Depois de disputar as eleições presidenciais contra Marine Le Pen, a extremista de direita favorável ao fechamento de fronteiras, Macron propõe a revisão da lei de imigração, como observa o jornal Le Parisien: “candidato, elogiava a política de Angela Merkel (de acolhimento dos imigrantes). Eleito, em setembro disse a uma marroquina: ‘se você não está em perigo, então retorne ao seu país’”. O objetivo é obter uma legislação mais “eficaz”.

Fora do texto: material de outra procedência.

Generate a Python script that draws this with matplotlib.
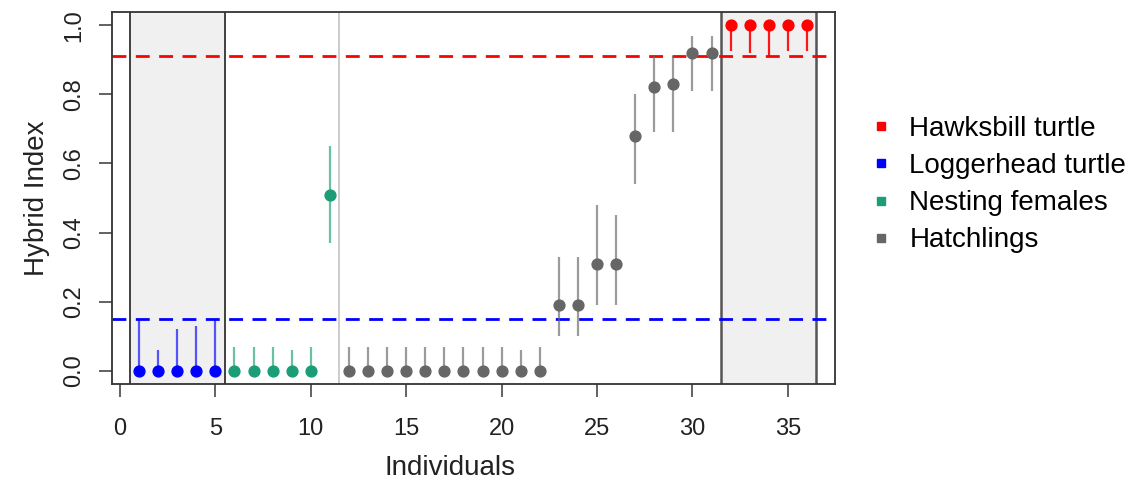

Assim, aquela nação que um dia evocou a Liberdade, a Igualdade e a Fraternidade, valores estampados em qualquer prédio público da França, dá lugar à realidade de jovens estapeados pelo Estado, cerceados de seus direitos de ir e vir, colocados em suspeição, em casa, na rua, na estação de trem, no supermercado, ou na fila da balada. São jovens que compõem uma geração, cujo cerco vai se fechando contra quem não tem o “perfil francês”. A consequência não será a paz. Temo que um ditado se torna cada vez mais real: “quem com ferro fere, com ferro será ferido”.